On Tuesday, September 28, at 4 pm, the former Prime Minister of Australia, the Hon. John Howard, will deliver the seventh Margaret Thatcher Freedom Lecture at The Heritage Foundation, under the auspices of the Margaret Thatcher Center, on The Anglosphere and the Advance of Freedom.
The Margaret Thatcher Freedom Lecture invites distinguished advocates of freedom to explore fundamental questions surrounding freedom as a primary principle of foreign policy. The first Freedom Lecture was delivered on September 7, 2006, by the Honorable Natan Sharansky, who asked the eloquent question “Is Freedom for Everyone?” That lecture was followed by others on economic freedom, religious freedom, the United Nations, the relationship between security and freedom, and President Obama’s universalism. The full texts of all the Margaret Thatcher Freedom Lectures are available through the Thatcher Center.
John Howard was Prime Minister of Australia from 1996 to 2007 and won four consecutive general elections. He presided over a period of unprecedented economic growth and prosperity, and of Australian leadership in world affairs. After the 9/11 attacks, he announced Australia’s “steadfast commitment to work with the United States,” and committed Australia’s military to the war in Afghanistan. In 2003, Australia joined the U.S. in Operation Iraqi Freedom, after Howard stated that this “is right, it is lawful, and it is in Australia’s national interest.” In 2009, he received the United States Presidential Medal of Freedom from President George W. Bush.
Like The Heritage Foundation, John Howard believes that freedom is for everyone. But throughout his career, Howard has fought for his belief that the English-speaking nations, the Anglosphere, have a special role to play in promoting the cause of freedom around the world. These nations have enduringly democratic political systems that are ultimately rooted in their shared commitment to individual freedoms and the rule of law.
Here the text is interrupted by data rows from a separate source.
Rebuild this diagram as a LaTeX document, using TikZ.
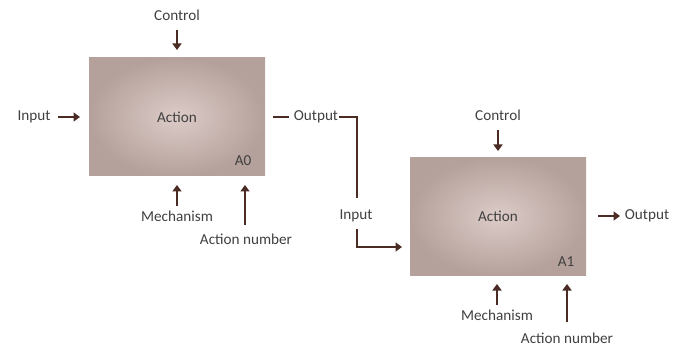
\documentclass[tikz,border=0pt]{standalone}
\usepackage{fontspec}
\setmainfont{Carlito}
\usetikzlibrary{arrows.meta}
\definecolor{txt}{HTML}{404040}
\definecolor{arrc}{HTML}{4A2C24}
\definecolor{boxin}{HTML}{DCCBC7}
\definecolor{boxout}{HTML}{B5A19C}
\tikzset{
  lbl/.style={text=txt, font=\fontsize{15.2}{17}\selectfont, inner sep=1pt},
  actbox/.style={minimum width=176pt, minimum height=118pt, inner sep=0pt,
    shading=radial, inner color=boxin, outer color=boxout, text=txt,
    font=\fontsize{15.2}{17}\selectfont},
  arr/.style={draw=arrc, line width=2.8pt, -{Triangle[length=6.5pt,width=9pt]}},
  ln/.style={draw=arrc, line width=2.8pt}
}
\begin{document}
\begin{tikzpicture}[x=1pt,y=-1pt]
\useasboundingbox (0,0) rectangle (682,347);
% boxes
\node[actbox] (a0) at (177,117) {Action};
\node[actbox] (a1) at (498,216.5) {Action};
\node[lbl] (n0) at (243,161) {A0};
\node[lbl] (n1) at (566,262) {A1};
% A0 labels
\node[lbl] (c0) at (177,15) {Control};
\node[lbl] (in0) at (34,117) {Input};
\node[lbl,inner sep=0.5pt] (o0) at (316,117) {Output};
\node[lbl] (m0) at (177,216) {Mechanism};
\node[lbl] (an0) at (246,239) {Action number};
% A1 labels
\node[lbl] (c1) at (498,115) {Control};
\node[lbl] (in1) at (356,216) {Input};
\node[lbl] (o1) at (647,216) {Output};
\node[lbl] (m1) at (497,315) {Mechanism};
\node[lbl] (an1) at (567,338) {Action number};
% coordinates
\coordinate (c0s) at (177,30);
\coordinate (c0e) at (177,50);
\coordinate (i0s) at (58,117);
\coordinate (i0e) at (80,117);
\coordinate (o0s) at (273,117);
\coordinate (k1) at (357,117);
\coordinate (k2) at (357,198);
\coordinate (k3) at (357,229);
\coordinate (k4) at (357,247);
\coordinate (k5) at (402,247);
\coordinate (m0s) at (177,206);
\coordinate (m0e) at (177,185);
\coordinate (an0s) at (245,225);
\coordinate (an0e) at (245,185);
\coordinate (c1s) at (498,130);
\coordinate (c1e) at (498,151);
\coordinate (o1s) at (598,216);
\coordinate (o1e) at (620,216);
\coordinate (m1s) at (497,305);
\coordinate (m1e) at (497,284);
\coordinate (an1s) at (567,322);
\coordinate (an1e) at (567,284);
% connectors
\draw[arr] (c0s) -- (c0e);
\draw[arr] (i0s) -- (i0e);
\draw[ln] (o0s) -- ([xshift=-4pt]o0.west);
\draw[ln] (o0.east) -- (k1) -- (k2);
\draw[arr] (k3) -- (k4) -- (k5);
\draw[arr] (m0s) -- (m0e);
\draw[arr] (an0s) -- (an0e);
\draw[arr] (c1s) -- (c1e);
\draw[arr] (o1s) -- (o1e);
\draw[arr] (m1s) -- (m1e);
\draw[arr] (an1s) -- (an1e);
\end{tikzpicture}
\end{document}
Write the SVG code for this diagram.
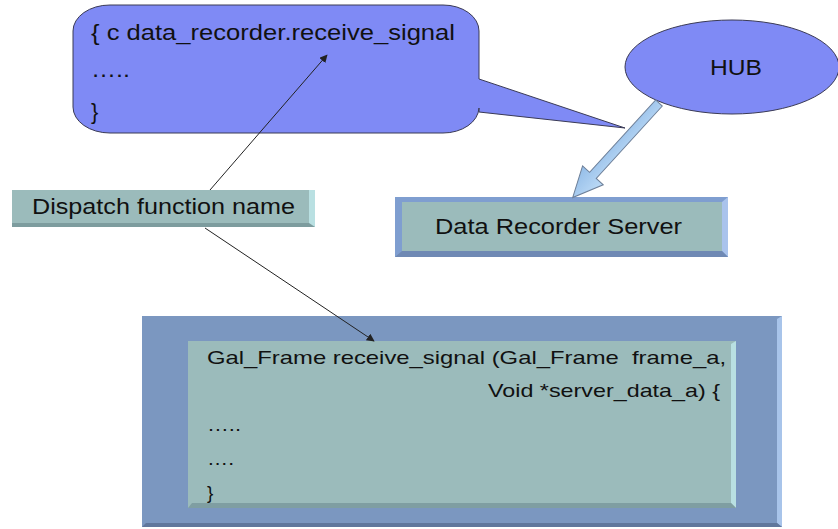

They are sovereign nation states, and deserve their sovereignty because of the liberties they embody.
The nations of the Anglosphere must retain their cultural self-confidence, which if lost will limit their commitment to liberty, and be wary of supranationalism, which will erode their ability to govern themselves and to collaborate freely with each other. In this lecture, Howard will speak on these life-long convictions, and on the unique contributions the Anglosphere nations have made—and must continue to make—to the advance of freedom.